O satélite fornecerá comunicações marítimas, como um Twitter para o oceano, permitindo enviar e receber mensagens curtas de texto e pequenos arquivos. Através deste sistema de comunicação, criaremos também um Waze do oceano, um sistema de mapeamento que compartilha informações locais sobre navios e segurança. Os navios poderão receber informações sobre avistamentos de tráfego marítimo, icebergues à deriva, derrames de petróleo e até mesmo navios suspeitos – uma ferramenta importante na luta contra a pirataria, que continua a ser um problema grave hoje em dia. Além disso, permitirá a comunicação com bóias que medem o oceano, o que permitirá recolher mais dados sobre as alterações climáticas e oceânicas.
Que inovações os satélites trouxeram para as comunicações?

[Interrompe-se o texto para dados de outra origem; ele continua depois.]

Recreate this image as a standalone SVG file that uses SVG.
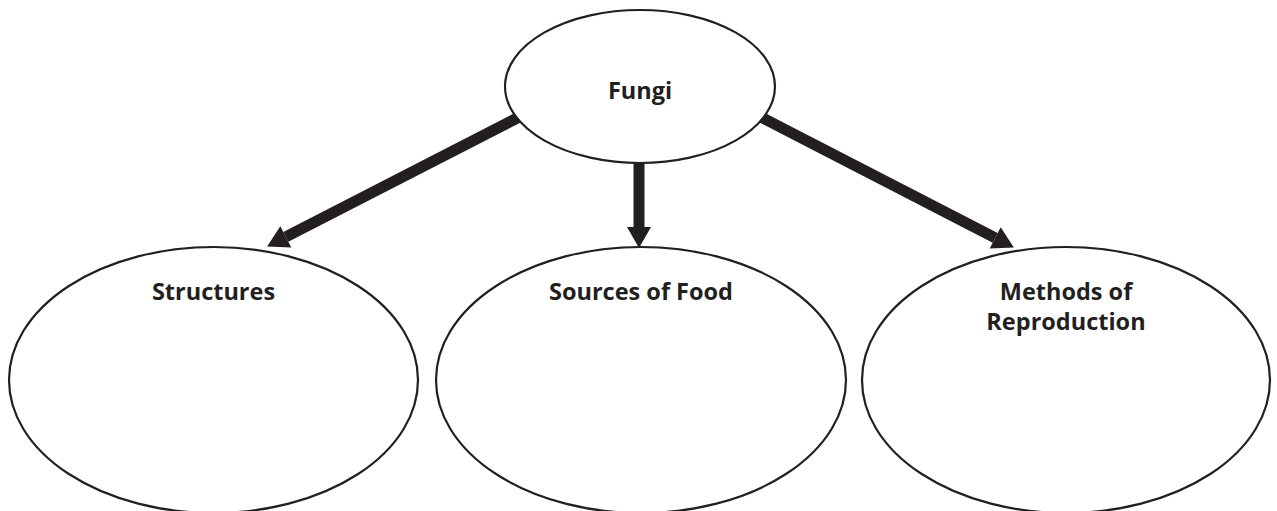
<svg xmlns="http://www.w3.org/2000/svg" width="1277" height="511" viewBox="0 0 1277 511">
<style>
.node ellipse{fill:#fff;stroke:#231f20;stroke-width:2.2}
.lbl{font-family:"Open Sans","Noto Sans","Liberation Sans",sans-serif;font-weight:bold;font-size:23.5px;fill:#231f20;text-anchor:middle}
.conn line{stroke:#231f20;stroke-width:11}
</style>
<defs>
<marker id="ah" markerUnits="userSpaceOnUse" markerWidth="22" markerHeight="26" refX="0" refY="12" orient="auto" overflow="visible">
<path d="M0,0 L21,12 L0,24 z" fill="#231f20"/>
</marker>
</defs>
<rect width="1277" height="511" fill="#fff"/>
<g id="connectors" class="conn">
<line x1="525" y1="114" x2="285.8" y2="236.9" marker-end="url(#ah)"/>
<line x1="639" y1="150" x2="639" y2="227" marker-end="url(#ah)"/>
<line x1="755" y1="114" x2="995.2" y2="237.8" marker-end="url(#ah)"/>
</g>
<g id="fungi" class="node">
<ellipse cx="640" cy="86.5" rx="135" ry="76.5"/>
<text class="lbl" x="640" y="99">Fungi</text>
</g>
<g id="structures" class="node">
<ellipse cx="213.5" cy="380" rx="204.5" ry="133"/>
<text class="lbl" x="213.5" y="300">Structures</text>
</g>
<g id="sources" class="node">
<ellipse cx="641" cy="380" rx="205" ry="133"/>
<text class="lbl" x="641" y="300">Sources of Food</text>
</g>
<g id="methods" class="node">
<ellipse cx="1066" cy="380" rx="204" ry="133"/>
<text class="lbl" x="1066" y="300">Methods of</text>
<text class="lbl" x="1066" y="330">Reproduction</text>
</g>
</svg>
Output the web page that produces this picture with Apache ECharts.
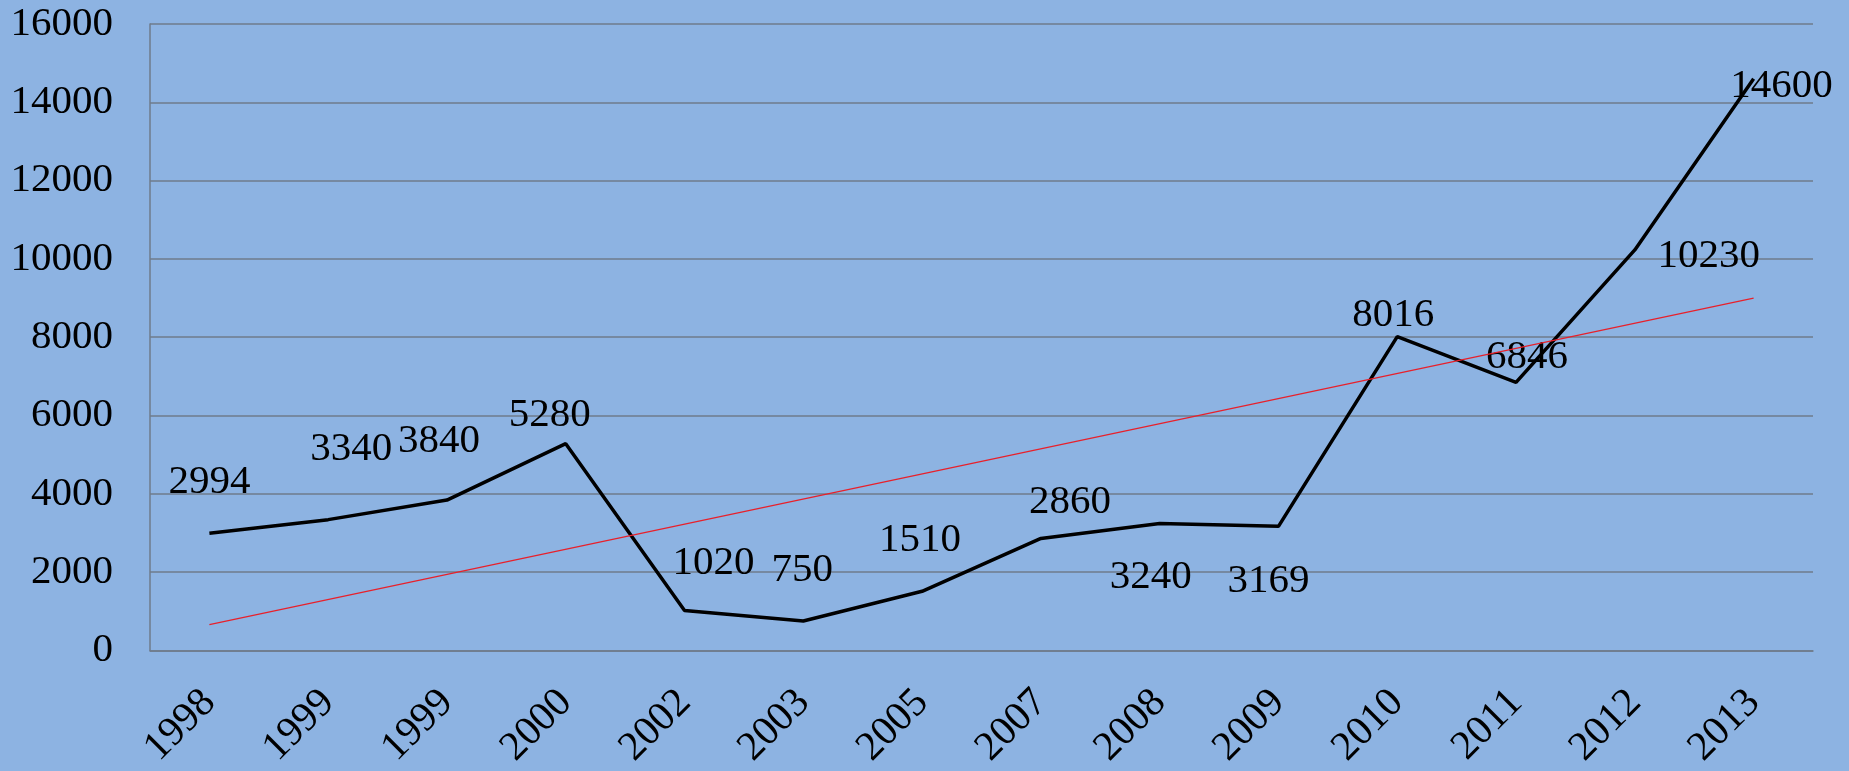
<!DOCTYPE html>
<html>
<head>
<meta charset="utf-8">
<script src="https://cdn.jsdelivr.net/npm/echarts@6/dist/echarts.min.js"></script>
<style>
html,body{margin:0;padding:0;background:#8DB3E2;}
#c{width:1849px;height:771px;}
</style>
</head>
<body>
<div id="c"></div>
<script>
// Data
var categories = ['1998','1999','1999','2000','2002','2003','2005','2007','2008','2009','2010','2011','2012','2013'];
var values = [2994, 3340, 3840, 5280, 1020, 750, 1510, 2860, 3240, 3169, 8016, 6846, 10230, 14600];
var trendStart = 657;   // trend line value at first category
var trendEnd = 9000;    // trend line value at last category
var yTicks = [0, 2000, 4000, 6000, 8000, 10000, 12000, 14000, 16000];

// Label placement (styling only): offset of each value label from its point, px
var labelOffsets = [[0,-51],[23,-70],[-8,-59],[-16,-28],[29,-47],[-1,-51],[-2,-51],[29,-36],[-9,54],[-10,55],[-4,-21],[11,-25],[74,6],[28,7]];

var FONT = '"Liberation Serif", "Times New Roman", serif';

var trendData = categories.map(function (c, i) {
  if (i === 0) return trendStart;
  if (i === categories.length - 1) return trendEnd;
  return null;
});

var chart = echarts.init(document.getElementById('c'), null, { renderer: 'canvas' });
chart.setOption({
  backgroundColor: '#8DB3E2',
  animation: false,
  grid: { left: 150, right: 36, top: 24, bottom: 114, containLabel: false },
  xAxis: {
    type: 'category',
    data: categories,
    boundaryGap: true,
    axisLine: { show: true, lineStyle: { color: '#6f7b8b', width: 1.5 } },
    axisTick: { show: false },
    axisLabel: {
      rotate: 45,
      margin: 46,
      color: '#000',
      fontFamily: FONT,
      fontSize: 41,
      interval: 0
    }
  },
  yAxis: {
    type: 'value',
    min: yTicks[0],
    max: yTicks[yTicks.length - 1],
    interval: yTicks[1] - yTicks[0],
    axisLine: { show: true, lineStyle: { color: '#6f7b8b', width: 1.5 } },
    axisTick: { show: false },
    splitLine: { show: true, lineStyle: { color: '#6f7b8b', width: 1.5 } },
    axisLabel: {
      margin: 37,
      color: '#000',
      fontFamily: FONT,
      fontSize: 41,
      formatter: function (v) { return String(v); }
    }
  },
  series: [
    {
      type: 'line',
      data: values,
      symbol: 'circle',
      symbolSize: 2,
      showSymbol: true,
      showAllSymbol: true,
      itemStyle: { color: 'rgba(0,0,0,0)', borderWidth: 0 },
      lineStyle: { color: '#000', width: 3.5 },
      label: {
        show: true,
        position: 'inside',
        color: '#000',
        fontFamily: FONT,
        fontSize: 41
      },
      labelLayout: function (p) {
        var o = labelOffsets[p.dataIndex] || [0, 0];
        return { dx: o[0], dy: o[1], hideOverlap: false };
      },
      z: 3
    },
    {
      type: 'line',
      data: trendData,
      connectNulls: true,
      symbol: 'none',
      lineStyle: { color: '#e8202a', width: 1.2 },
      z: 4,
      silent: true
    }
  ]
});
</script>
</body>
</html>
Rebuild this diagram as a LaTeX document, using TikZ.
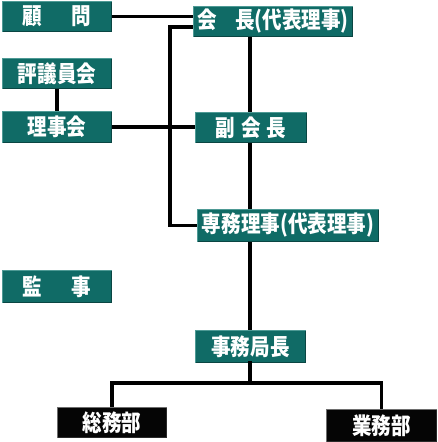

As comunicações via satélite já existem há muito tempo e podem ser acessadas em qualquer lugar do mundo. O problema é que estes serviços são extremamente caros, chegando a custar 500 euros por mês. Nosso serviço não serve para fazer ligações ou assistir filmes na Netflix, mas para enviar mensagens de texto, o que pode ser feito com um custo bem menor. Não sei dizer exatamente quanto custa, mas dependendo do serviço criado pode custar entre 10 e 50 euros.
Outra inovação é a criptografia de mensagens. Por que isso é importante?
O Sistema de Identificação Automática (AIS) existente é obrigatório para todos os navios com mais de 300 toneladas, o que significa que os navios partilham automaticamente a sua posição com outros navios. Existem alguns problemas com o sistema: por exemplo, os navios de pesca que partilham esta informação fornecem a sua localização aos concorrentes e alguns navios falsificam a sua localização. Este sistema de criptografia, denominado sistema de troca de dados VHF, evitará tais problemas e tornará as comunicações mais seguras. Já é utilizado internacionalmente e aprovado pela Organização Marítima Internacional (IMO). Ainda não é obrigatório, mas eventualmente será, e acredito que trará mais confiança ao sistema.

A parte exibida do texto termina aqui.